Task description ▸ Copy out all of the data exactly as it appears.

◆ ◆ ◆ ◆ ◆

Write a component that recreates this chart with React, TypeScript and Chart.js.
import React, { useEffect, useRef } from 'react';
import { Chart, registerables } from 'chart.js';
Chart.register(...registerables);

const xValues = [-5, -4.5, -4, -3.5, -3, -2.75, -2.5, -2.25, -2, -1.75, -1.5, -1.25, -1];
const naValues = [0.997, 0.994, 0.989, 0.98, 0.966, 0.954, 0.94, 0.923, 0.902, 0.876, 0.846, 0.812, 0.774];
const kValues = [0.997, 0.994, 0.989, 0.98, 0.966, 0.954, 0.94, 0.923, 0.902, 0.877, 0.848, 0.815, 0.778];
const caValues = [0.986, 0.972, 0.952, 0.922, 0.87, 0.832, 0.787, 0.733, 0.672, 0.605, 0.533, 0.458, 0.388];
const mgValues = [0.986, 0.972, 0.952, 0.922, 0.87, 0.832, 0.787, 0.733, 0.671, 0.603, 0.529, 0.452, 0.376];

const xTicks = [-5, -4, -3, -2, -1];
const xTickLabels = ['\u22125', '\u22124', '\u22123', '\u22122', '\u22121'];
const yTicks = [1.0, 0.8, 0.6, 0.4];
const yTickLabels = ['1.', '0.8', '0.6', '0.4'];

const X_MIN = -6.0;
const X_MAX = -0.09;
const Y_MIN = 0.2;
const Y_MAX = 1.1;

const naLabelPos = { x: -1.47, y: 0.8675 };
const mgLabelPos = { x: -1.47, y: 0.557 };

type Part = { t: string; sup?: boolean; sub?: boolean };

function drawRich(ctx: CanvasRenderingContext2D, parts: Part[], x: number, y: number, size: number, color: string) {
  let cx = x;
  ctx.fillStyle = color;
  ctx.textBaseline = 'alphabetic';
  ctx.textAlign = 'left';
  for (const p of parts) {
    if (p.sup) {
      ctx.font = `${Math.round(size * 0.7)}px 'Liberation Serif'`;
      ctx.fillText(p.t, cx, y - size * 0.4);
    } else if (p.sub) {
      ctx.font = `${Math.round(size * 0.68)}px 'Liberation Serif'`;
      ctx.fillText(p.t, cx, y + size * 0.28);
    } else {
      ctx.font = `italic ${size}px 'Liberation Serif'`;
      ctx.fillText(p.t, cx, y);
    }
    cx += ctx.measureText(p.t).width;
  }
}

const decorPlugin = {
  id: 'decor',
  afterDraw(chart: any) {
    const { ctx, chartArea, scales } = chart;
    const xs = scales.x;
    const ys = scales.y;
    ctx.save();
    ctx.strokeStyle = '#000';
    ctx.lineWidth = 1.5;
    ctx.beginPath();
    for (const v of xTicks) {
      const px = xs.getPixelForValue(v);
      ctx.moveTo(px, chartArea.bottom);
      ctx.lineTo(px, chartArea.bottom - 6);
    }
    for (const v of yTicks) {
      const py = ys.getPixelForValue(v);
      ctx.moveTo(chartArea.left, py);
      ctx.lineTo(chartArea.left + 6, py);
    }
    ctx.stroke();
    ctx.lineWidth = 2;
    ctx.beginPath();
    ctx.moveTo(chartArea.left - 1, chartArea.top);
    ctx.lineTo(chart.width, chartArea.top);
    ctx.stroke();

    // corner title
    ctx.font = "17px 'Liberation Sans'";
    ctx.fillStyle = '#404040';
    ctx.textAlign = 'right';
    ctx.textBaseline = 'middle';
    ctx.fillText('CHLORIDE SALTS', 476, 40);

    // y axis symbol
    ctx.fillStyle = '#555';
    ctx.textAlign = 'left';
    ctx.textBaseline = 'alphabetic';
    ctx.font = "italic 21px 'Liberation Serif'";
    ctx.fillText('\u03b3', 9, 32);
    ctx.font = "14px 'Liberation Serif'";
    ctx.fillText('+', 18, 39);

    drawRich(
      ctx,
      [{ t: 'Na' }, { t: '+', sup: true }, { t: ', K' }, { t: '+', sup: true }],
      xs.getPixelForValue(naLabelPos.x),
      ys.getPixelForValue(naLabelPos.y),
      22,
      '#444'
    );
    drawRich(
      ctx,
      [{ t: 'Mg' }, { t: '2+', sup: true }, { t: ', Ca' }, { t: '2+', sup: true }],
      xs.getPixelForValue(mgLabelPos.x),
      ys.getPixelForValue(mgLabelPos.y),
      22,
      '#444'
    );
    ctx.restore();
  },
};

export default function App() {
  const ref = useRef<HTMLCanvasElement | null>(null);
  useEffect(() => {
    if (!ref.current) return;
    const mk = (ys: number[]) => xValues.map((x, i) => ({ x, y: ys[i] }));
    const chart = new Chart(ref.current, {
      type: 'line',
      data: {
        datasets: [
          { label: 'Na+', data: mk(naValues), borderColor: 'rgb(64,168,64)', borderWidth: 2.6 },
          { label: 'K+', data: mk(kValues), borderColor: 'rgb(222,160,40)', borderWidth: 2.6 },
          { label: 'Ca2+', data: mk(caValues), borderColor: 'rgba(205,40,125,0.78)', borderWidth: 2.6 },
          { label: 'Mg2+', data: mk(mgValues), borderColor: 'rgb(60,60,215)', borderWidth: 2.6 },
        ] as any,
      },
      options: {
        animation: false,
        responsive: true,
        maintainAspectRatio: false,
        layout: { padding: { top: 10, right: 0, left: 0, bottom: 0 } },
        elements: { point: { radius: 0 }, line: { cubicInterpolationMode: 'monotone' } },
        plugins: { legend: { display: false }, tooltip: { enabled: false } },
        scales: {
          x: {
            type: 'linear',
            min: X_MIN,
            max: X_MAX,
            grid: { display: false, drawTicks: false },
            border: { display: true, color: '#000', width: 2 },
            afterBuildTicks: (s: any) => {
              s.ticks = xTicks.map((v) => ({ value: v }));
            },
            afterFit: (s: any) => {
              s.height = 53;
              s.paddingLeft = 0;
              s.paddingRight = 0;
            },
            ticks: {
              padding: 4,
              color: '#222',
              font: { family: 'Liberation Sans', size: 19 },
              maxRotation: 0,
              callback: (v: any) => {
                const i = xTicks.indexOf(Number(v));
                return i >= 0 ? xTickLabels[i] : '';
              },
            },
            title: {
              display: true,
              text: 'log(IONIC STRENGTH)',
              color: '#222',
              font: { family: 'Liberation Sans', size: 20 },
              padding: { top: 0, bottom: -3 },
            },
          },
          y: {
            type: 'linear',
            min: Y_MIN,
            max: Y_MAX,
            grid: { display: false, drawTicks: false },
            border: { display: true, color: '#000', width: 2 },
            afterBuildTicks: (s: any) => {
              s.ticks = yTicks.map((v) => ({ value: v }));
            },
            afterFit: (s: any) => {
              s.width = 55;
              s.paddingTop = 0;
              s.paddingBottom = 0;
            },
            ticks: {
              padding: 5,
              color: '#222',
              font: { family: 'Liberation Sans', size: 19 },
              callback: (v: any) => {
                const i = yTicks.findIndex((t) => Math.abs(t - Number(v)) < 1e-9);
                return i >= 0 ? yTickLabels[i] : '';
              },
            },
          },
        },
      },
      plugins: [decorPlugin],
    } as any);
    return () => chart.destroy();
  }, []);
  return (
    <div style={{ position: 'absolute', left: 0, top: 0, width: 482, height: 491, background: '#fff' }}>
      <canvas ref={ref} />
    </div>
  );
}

◆ ◆ ◆ ◆ ◆

Problem solution ▸
Write a component that recreates this chart with React, TypeScript and Chart.js.
import React, { useEffect, useRef } from 'react';
import { Chart, registerables } from 'chart.js';
Chart.register(...registerables);

const xValues = [-5, -4.5, -4, -3.5, -3, -2.75, -2.5, -2.25, -2, -1.75, -1.5, -1.25, -1];
const naValues = [0.997, 0.994, 0.989, 0.98, 0.966, 0.954, 0.94, 0.923, 0.902, 0.876, 0.846, 0.812, 0.774];
const kValues = [0.997, 0.994, 0.989, 0.98, 0.966, 0.954, 0.94, 0.923, 0.902, 0.877, 0.848, 0.815, 0.778];
const caValues = [0.986, 0.972, 0.952, 0.922, 0.87, 0.832, 0.787, 0.733, 0.672, 0.605, 0.533, 0.458, 0.388];
const mgValues = [0.986, 0.972, 0.952, 0.922, 0.87, 0.832, 0.787, 0.733, 0.671, 0.603, 0.529, 0.452, 0.376];

const xTicks = [-5, -4, -3, -2, -1];
const xTickLabels = ['\u22125', '\u22124', '\u22123', '\u22122', '\u22121'];
const yTicks = [1.0, 0.8, 0.6, 0.4];
const yTickLabels = ['1.', '0.8', '0.6', '0.4'];

const X_MIN = -6.0;
const X_MAX = -0.09;
const Y_MIN = 0.2;
const Y_MAX = 1.1;

const naLabelPos = { x: -1.47, y: 0.8675 };
const mgLabelPos = { x: -1.47, y: 0.557 };

type Part = { t: string; sup?: boolean; sub?: boolean };

function drawRich(ctx: CanvasRenderingContext2D, parts: Part[], x: number, y: number, size: number, color: string) {
  let cx = x;
  ctx.fillStyle = color;
  ctx.textBaseline = 'alphabetic';
  ctx.textAlign = 'left';
  for (const p of parts) {
    if (p.sup) {
      ctx.font = `${Math.round(size * 0.7)}px 'Liberation Serif'`;
      ctx.fillText(p.t, cx, y - size * 0.4);
    } else if (p.sub) {
      ctx.font = `${Math.round(size * 0.68)}px 'Liberation Serif'`;
      ctx.fillText(p.t, cx, y + size * 0.28);
    } else {
      ctx.font = `italic ${size}px 'Liberation Serif'`;
      ctx.fillText(p.t, cx, y);
    }
    cx += ctx.measureText(p.t).width;
  }
}

const decorPlugin = {
  id: 'decor',
  afterDraw(chart: any) {
    const { ctx, chartArea, scales } = chart;
    const xs = scales.x;
    const ys = scales.y;
    ctx.save();
    ctx.strokeStyle = '#000';
    ctx.lineWidth = 1.5;
    ctx.beginPath();
    for (const v of xTicks) {
      const px = xs.getPixelForValue(v);
      ctx.moveTo(px, chartArea.bottom);
      ctx.lineTo(px, chartArea.bottom - 6);
    }
    for (const v of yTicks) {
      const py = ys.getPixelForValue(v);
      ctx.moveTo(chartArea.left, py);
      ctx.lineTo(chartArea.left + 6, py);
    }
    ctx.stroke();
    ctx.lineWidth = 2;
    ctx.beginPath();
    ctx.moveTo(chartArea.left - 1, chartArea.top);
    ctx.lineTo(chart.width, chartArea.top);
    ctx.stroke();

    // corner title
    ctx.font = "17px 'Liberation Sans'";
    ctx.fillStyle = '#404040';
    ctx.textAlign = 'right';
    ctx.textBaseline = 'middle';
    ctx.fillText('CHLORIDE SALTS', 476, 40);

    // y axis symbol
    ctx.fillStyle = '#555';
    ctx.textAlign = 'left';
    ctx.textBaseline = 'alphabetic';
    ctx.font = "italic 21px 'Liberation Serif'";
    ctx.fillText('\u03b3', 9, 32);
    ctx.font = "14px 'Liberation Serif'";
    ctx.fillText('+', 18, 39);

    drawRich(
      ctx,
      [{ t: 'Na' }, { t: '+', sup: true }, { t: ', K' }, { t: '+', sup: true }],
      xs.getPixelForValue(naLabelPos.x),
      ys.getPixelForValue(naLabelPos.y),
      22,
      '#444'
    );
    drawRich(
      ctx,
      [{ t: 'Mg' }, { t: '2+', sup: true }, { t: ', Ca' }, { t: '2+', sup: true }],
      xs.getPixelForValue(mgLabelPos.x),
      ys.getPixelForValue(mgLabelPos.y),
      22,
      '#444'
    );
    ctx.restore();
  },
};

export default function App() {
  const ref = useRef<HTMLCanvasElement | null>(null);
  useEffect(() => {
    if (!ref.current) return;
    const mk = (ys: number[]) => xValues.map((x, i) => ({ x, y: ys[i] }));
    const chart = new Chart(ref.current, {
      type: 'line',
      data: {
        datasets: [
          { label: 'Na+', data: mk(naValues), borderColor: 'rgb(64,168,64)', borderWidth: 2.6 },
          { label: 'K+', data: mk(kValues), borderColor: 'rgb(222,160,40)', borderWidth: 2.6 },
          { label: 'Ca2+', data: mk(caValues), borderColor: 'rgba(205,40,125,0.78)', borderWidth: 2.6 },
          { label: 'Mg2+', data: mk(mgValues), borderColor: 'rgb(60,60,215)', borderWidth: 2.6 },
        ] as any,
      },
      options: {
        animation: false,
        responsive: true,
        maintainAspectRatio: false,
        layout: { padding: { top: 10, right: 0, left: 0, bottom: 0 } },
        elements: { point: { radius: 0 }, line: { cubicInterpolationMode: 'monotone' } },
        plugins: { legend: { display: false }, tooltip: { enabled: false } },
        scales: {
          x: {
            type: 'linear',
            min: X_MIN,
            max: X_MAX,
            grid: { display: false, drawTicks: false },
            border: { display: true, color: '#000', width: 2 },
            afterBuildTicks: (s: any) => {
              s.ticks = xTicks.map((v) => ({ value: v }));
            },
            afterFit: (s: any) => {
              s.height = 53;
              s.paddingLeft = 0;
              s.paddingRight = 0;
            },
            ticks: {
              padding: 4,
              color: '#222',
              font: { family: 'Liberation Sans', size: 19 },
              maxRotation: 0,
              callback: (v: any) => {
                const i = xTicks.indexOf(Number(v));
                return i >= 0 ? xTickLabels[i] : '';
              },
            },
            title: {
              display: true,
              text: 'log(IONIC STRENGTH)',
              color: '#222',
              font: { family: 'Liberation Sans', size: 20 },
              padding: { top: 0, bottom: -3 },
            },
          },
          y: {
            type: 'linear',
            min: Y_MIN,
            max: Y_MAX,
            grid: { display: false, drawTicks: false },
            border: { display: true, color: '#000', width: 2 },
            afterBuildTicks: (s: any) => {
              s.ticks = yTicks.map((v) => ({ value: v }));
            },
            afterFit: (s: any) => {
              s.width = 55;
              s.paddingTop = 0;
              s.paddingBottom = 0;
            },
            ticks: {
              padding: 5,
              color: '#222',
              font: { family: 'Liberation Sans', size: 19 },
              callback: (v: any) => {
                const i = yTicks.findIndex((t) => Math.abs(t - Number(v)) < 1e-9);
                return i >= 0 ? yTickLabels[i] : '';
              },
            },
          },
        },
      },
      plugins: [decorPlugin],
    } as any);
    return () => chart.destroy();
  }, []);
  return (
    <div style={{ position: 'absolute', left: 0, top: 0, width: 482, height: 491, background: '#fff' }}>
      <canvas ref={ref} />
    </div>
  );
}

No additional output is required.